The first of these is that the bridge superstructure, dating from 1930, is a lovely Art Deco design. (It does not show itself to advantage in the photo in your article.) So few utilitarian structures designed in current times are given that much artistic consideration, and Laconia has few structures that preserve the Art Deco aesthetic. We are losing a rare piece of the Laconia artistic history — as we must — but it is good that the developers are concerned with providing a visually pleasing replacement. I urge everyone to go look at this bridge, a simple utilitarian guardrail, which they have driven and walked past for decades without really looking at it.

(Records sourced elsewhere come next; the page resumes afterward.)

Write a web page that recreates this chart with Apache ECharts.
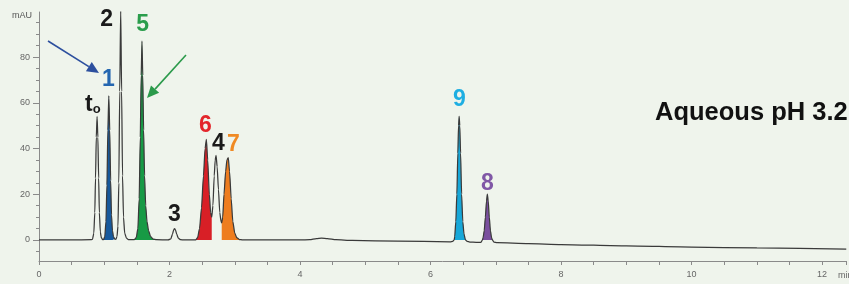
<!DOCTYPE html>
<html>
<head>
<meta charset="utf-8">
<script src="https://cdn.jsdelivr.net/npm/echarts@6/dist/echarts.min.js"></script>
<style>
html,body{margin:0;padding:0;background:#eff4ec;}
#c{width:849px;height:284px;}
</style>
</head>
<body>
<div id="c"></div>
<script>
// ---- data (time in min, signal in mAU) ----
const xTickLabels = [0, 2, 4, 6, 8, 10, 12];
const yTickLabels = [0, 20, 40, 60, 80];
const yMinorTicks = [-5, 5, 10, 15, 25, 30, 35, 45, 50, 55, 65, 70, 75, 85, 90, 95];

const lead = [[0,0],[0.5,0],[0.8,0.1]];
const peakT0 = [[0.82,0.3],[0.84,3],[0.855,12],[0.866,27],[0.878,45],[0.89,54],[0.902,45],[0.914,27],[0.925,12],[0.94,3.5],[0.955,1],[0.975,0.2]];
const peak1 = [[0.99,0.2],[1.008,1.5],[1.026,8],[1.041,24],[1.055,48],[1.07,63],[1.084,48],[1.098,26],[1.111,11],[1.126,4],[1.141,1.5],[1.16,0.4]];
const peak2 = [[1.18,0.3],[1.195,1.5],[1.21,6],[1.223,25],[1.237,65],[1.252,101],[1.266,65],[1.28,28],[1.295,10],[1.313,3],[1.34,0.8],[1.37,0.1]];
const peak5 = [[1.46,0.1],[1.49,1],[1.515,5],[1.535,18],[1.552,45],[1.566,72],[1.578,87],[1.59,72],[1.603,48],[1.618,28],[1.635,15],[1.655,8],[1.68,4],[1.71,1.5],[1.75,0.4],[1.8,0.1]];
const peak3 = [[1.98,0],[2.02,0.5],[2.045,2.5],[2.065,4.5],[2.077,5],[2.09,4.5],[2.11,2.5],[2.135,0.8],[2.17,0.1],[2.22,0]];
const peak6 = [[2.4,0],[2.43,1],[2.46,5],[2.49,14],[2.52,28],[2.545,40],[2.565,44],[2.585,35],[2.61,20],[2.63,12],[2.647,10]];
const peak4 = [[2.665,15],[2.685,28],[2.7,35],[2.713,37],[2.73,32],[2.75,22],[2.77,12],[2.79,8]];
const peak7 = [[2.8,7.5],[2.815,10],[2.835,20],[2.86,30],[2.88,35],[2.9,36],[2.92,30],[2.945,18],[2.97,8],[3.0,3],[3.03,1],[3.07,0.2],[3.12,0]];
const middle = [[3.2,0],[4.0,0],[4.15,0.15],[4.25,0.6],[4.33,0.8],[4.42,0.6],[4.55,0.1],[4.8,-0.2],[5.5,-0.5],[6.3,-0.8],[6.34,-0.6]];
const peak9 = [[6.362,0],[6.37,1.5],[6.387,8],[6.403,20],[6.418,38],[6.429,50],[6.438,54],[6.448,50],[6.46,38],[6.476,20],[6.494,8],[6.513,2.5],[6.535,0]];
const gap98 = [[6.56,-0.6],[6.6,-0.9],[6.7,-1.0],[6.77,-1.1]];
const peak8 = [[6.795,0],[6.805,1],[6.822,4],[6.84,10],[6.857,17],[6.87,20],[6.884,17],[6.9,10],[6.918,4],[6.935,1],[6.948,0]];
const tail = [[6.97,-0.9],[7.02,-1.2],[7.5,-1.6],[8,-2.0],[9,-2.6],[10,-3.1],[11,-3.5],[12.37,-4.0]];

// peak labels: [time, mAU, text, colour]
const peakLabels = [
  [0.824, 59.0, 't0', '#1a1a1a'],
  [1.062, 69.9, '1', '#2466b0'],
  [1.038, 96.2, '2', '#1a1a1a'],
  [1.588, 94.0, '5', '#2a9d4c'],
  [2.076, 10.9, '3', '#1a1a1a'],
  [2.55, 49.8, '6', '#e3262b'],
  [2.748, 42.0, '4', '#1a1a1a'],
  [2.977, 41.5, '7', '#f08a24'],
  [6.443, 61.2, '9', '#1eaee2'],
  [6.87, 24.5, '8', '#8057a6']
];

const trace = [].concat(lead, peakT0, peak1, peak2, peak5, peak3, peak6, peak4, peak7, middle, peak9, gap98, peak8, tail);

const fills = [
  {data: peak1, color: '#17599c'},
  {data: peak5, color: '#179a45'},
  {data: peak6, color: '#d81f26'},
  {data: peak7, color: '#ee7d1f'},
  {data: peak9, color: '#17a7d8'},
  {data: peak8, color: '#7a4f9e'}
];

const chart = echarts.init(document.getElementById('c'), null, {renderer: 'canvas'});

const SM = 0.2;
const FONT = 'Liberation Sans';
const series = fills.map(f => ({
  type: 'line', data: f.data, smooth: SM, smoothMonotone: 'x', symbol: 'none',
  lineStyle: {width: 0, color: f.color}, areaStyle: {color: f.color, opacity: 1, origin: 'auto'},
  z: 2, silent: true
}));
series.push({
  type: 'line', data: trace, smooth: SM, smoothMonotone: 'x', symbol: 'none',
  lineStyle: {width: 1.25, color: '#3a3a3a'}, z: 3, silent: true
});
series.push({
  type: 'scatter', symbolSize: 0, z: 5, silent: true,
  itemStyle: {opacity: 1},
  data: peakLabels.map(d => ({
    value: d,
    label: {
      show: true, position: 'inside', opacity: 1,
      formatter: d[2] === 't0' ? '{t|t}{o|o}' : '{n|' + d[2] + '}',
      rich: {
        t: {fontSize: 23, fontWeight: 'bold', fontFamily: FONT, color: d[3]},
        o: {fontSize: 13, fontWeight: 'bold', fontFamily: FONT, color: d[3], padding: [9, 0, 0, 0]},
        n: {fontSize: 23, fontWeight: 'bold', fontFamily: FONT, color: d[3]}
      }
    }
  }))
});

function arrow(x1, y1, x2, y2, color) {
  const ang = Math.atan2(y2 - y1, x2 - x1);
  const L = 12, W = 5.5;
  const bx = x2 - L * Math.cos(ang), by = y2 - L * Math.sin(ang);
  const px = -Math.sin(ang) * W, py = Math.cos(ang) * W;
  return [
    {type: 'line', shape: {x1: x1, y1: y1, x2: bx, y2: by}, style: {stroke: color, lineWidth: 1.6}, z: 10},
    {type: 'polygon', shape: {points: [[x2, y2], [bx + px, by + py], [bx - px, by - py]]}, style: {fill: color}, z: 10}
  ];
}

const yAxisBase = {type: 'value', min: -9.2, max: 99.7, position: 'left', splitLine: {show: false}};

chart.setOption({
  backgroundColor: '#eff4ec',
  animation: false,
  grid: {left: 39, right: 0, top: 12, bottom: 23},
  xAxis: {
    type: 'value', min: 0, max: 12.366, interval: 0.5,
    axisLine: {show: true, onZero: false, lineStyle: {color: '#8a8a8a', width: 1}},
    axisTick: {show: true, length: 4, lineStyle: {color: '#8a8a8a'}},
    axisLabel: {
      color: '#666', fontSize: 9, fontFamily: FONT, margin: 9,
      formatter: v => (xTickLabels.indexOf(v) >= 0 ? String(v) : '')
    },
    splitLine: {show: false}
  },
  yAxis: [
    Object.assign({}, yAxisBase, {
      name: 'mAU', nameLocation: 'end', nameGap: -4,
      nameTextStyle: {color: '#555', fontSize: 9, fontFamily: FONT, align: 'right', verticalAlign: 'middle', padding: [0, 7, 0, 0]},
      axisLine: {show: true, lineStyle: {color: '#8a8a8a', width: 1}},
      axisTick: {show: true, length: 6, customValues: yTickLabels, lineStyle: {color: '#8a8a8a'}},
      axisLabel: {customValues: yTickLabels, color: '#666', fontSize: 9, fontFamily: FONT, margin: 9}
    }),
    Object.assign({}, yAxisBase, {
      axisLine: {show: false},
      axisTick: {show: true, length: 3, customValues: yMinorTicks, lineStyle: {color: '#8a8a8a'}},
      axisLabel: {show: false}
    })
  ],
  series: series,
  graphic: [].concat(
    arrow(48, 41, 99, 73, '#2c4f9e'),
    arrow(186, 55, 147, 98, '#2b9a4b'),
    [{type: 'text', left: 655, top: 100, z: 10,
      style: {text: 'Aqueous pH 3.2', fontSize: 25.5, fontWeight: 'bold', fontFamily: FONT, fill: '#111'}},
     {type: 'text', left: 838, top: 271, z: 10,
      style: {text: 'min', fontSize: 9, fontFamily: FONT, fill: '#666'}}]
  )
});
</script>
</body>
</html>
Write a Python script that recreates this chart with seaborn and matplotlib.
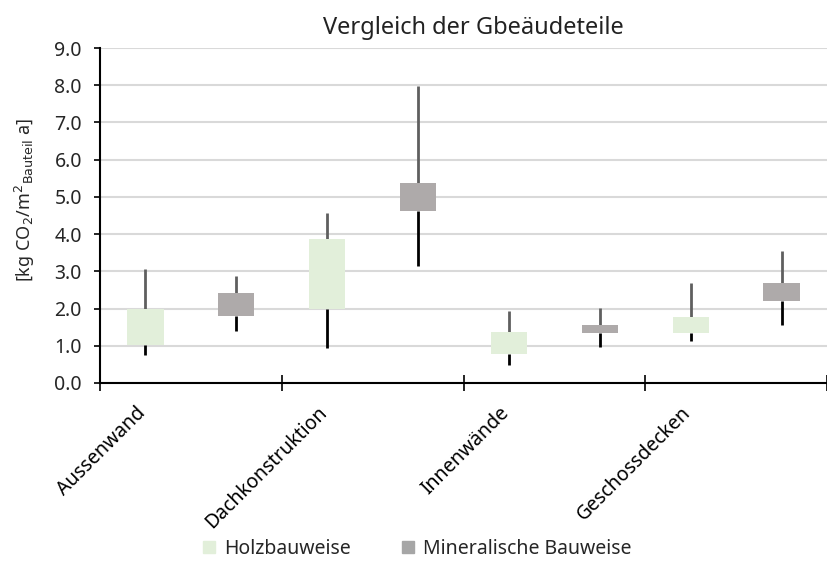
import numpy as np
import matplotlib
matplotlib.use("Agg")
import matplotlib.pyplot as plt
import matplotlib.transforms as mtrans
from matplotlib.lines import Line2D
import seaborn as sns

# values [kg CO2 / m2 Bauteil a]
bauteile = ["Aussenwand", "Dachkonstruktion", "Innenwände", "Geschossdecken"]
holz_min = [0.75, 0.93, 0.48, 1.12]
holz_low = [1.03, 2.00, 0.79, 1.35]
holz_high = [1.98, 3.86, 1.36, 1.77]
holz_max = [3.06, 4.58, 1.94, 2.68]
mineral_min = [1.39, 3.15, 0.96, 1.55]
mineral_low = [1.81, 4.63, 1.35, 2.19]
mineral_high = [2.42, 5.37, 1.56, 2.69]
mineral_max = [2.88, 7.97, 2.01, 3.54]

sns.set_theme(style="white")
plt.rcParams['font.family'] = ['Noto Sans', 'DejaVu Sans']

fig = plt.figure(figsize=(8.27, 5.63), dpi=100)
ax = fig.add_axes([100 / 827, 1 - 383 / 563, 727 / 827, 335 / 563])

holz_pos = np.arange(len(bauteile)) * 2.0
min_pos = holz_pos + 1.0

series = [
    (holz_pos, holz_min, holz_low, holz_high, holz_max, "#e2efda"),
    (min_pos, mineral_min, mineral_low, mineral_high, mineral_max, "#aeaaaa"),
]

for pos, lo, q1, q3, hi, col in series:
    q1 = np.array(q1)
    q3 = np.array(q3)
    # upper whisker grey, lower whisker black
    ax.vlines(pos, q3, hi, color="#5f5f5f", lw=2, zorder=2)
    ax.vlines(pos, lo, q1, color="black", lw=2, zorder=2)
    sns.barplot(x=pos, y=q3 - q1, bottom=q1, native_scale=True, width=0.2,
                color=col, saturation=1, errorbar=None, linewidth=0,
                ax=ax, zorder=3)

ax.set_xlim(-0.5, 7.5)
ax.set_ylim(0, 9)
ax.set_yticks(np.arange(0, 9.1, 1))
ax.set_yticklabels([f"{v:.1f}" for v in np.arange(0, 9.1, 1)], fontsize=14)
ax.yaxis.grid(True, color="#d9d9d9", lw=1.5)
ax.set_axisbelow(True)
ax.tick_params(axis="y", left=True, length=4, width=1.2, color="black", pad=9)

ax.set_xticks([-0.5, 1.5, 3.5, 5.5, 7.5])
ax.set_xticklabels([])
ax.tick_params(axis="x", bottom=True, direction="inout", length=12, width=1.2, color="black")
ax.set_xlabel("")

for s in ["top", "right"]:
    ax.spines[s].set_visible(False)
for s in ["left", "bottom"]:
    ax.spines[s].set_color("black")
    ax.spines[s].set_linewidth(1.5)

trans = mtrans.blended_transform_factory(ax.transData, ax.transAxes)
for p, name in zip(holz_pos, bauteile):
    ax.text(p + 0.05, -0.06, name, rotation=45, ha="right", va="top",
            transform=trans, fontsize=14, color="black")

ax.set_ylabel(r"[kg CO$_2$/m$^2$$_{\mathrm{Bauteil}}$ a]", fontsize=13)
ax.yaxis.set_label_coords(-0.087, 0.546)
ax.set_title("Vergleich der Gbeäudeteile", fontsize=17, pad=10, color="#222222", x=0.513)

handles = [
    Line2D([], [], marker="s", ls="", markersize=9, color="#e2efda", label="Holzbauweise"),
    Line2D([], [], marker="s", ls="", markersize=9, color="#a6a6a6", label="Mineralische Bauweise"),
]
fig.legend(handles=handles, loc="center", bbox_to_anchor=(416 / 827, 1 - 549 / 563),
           ncol=2, frameon=False, fontsize=14, handlelength=0.9, handletextpad=0.3,
           columnspacing=2.5)

fig.savefig("out.png", dpi=100)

The second issue is the archaeology of the area where the short detour for emergency vehicles is routed. I asked: What is known, what has been published about the archaeological finds underlying that route, and what is being done to protect them? The response was not entirely encouraging. The committee assured me that there would not be any digging or any disturbance below the surface, and that, anyway, pots had already been recovered and stored in historical collections. But the archaeology of a people is not just in its pots. (That is only the stuff that people sell.) It is in the delicate contexts that could be destroyed by the passage of heavy vehicles — hearths, postholes, burial grounds — which truly document the habitation patterns of an ancient people. The good news is that most of the route is over ground that is already paved. The short section that is not paved will be covered by a removable surface that preserves the drainage, but provides no structural protection.

We pray for few emergencies in the Weirs in the month of April. Anyway.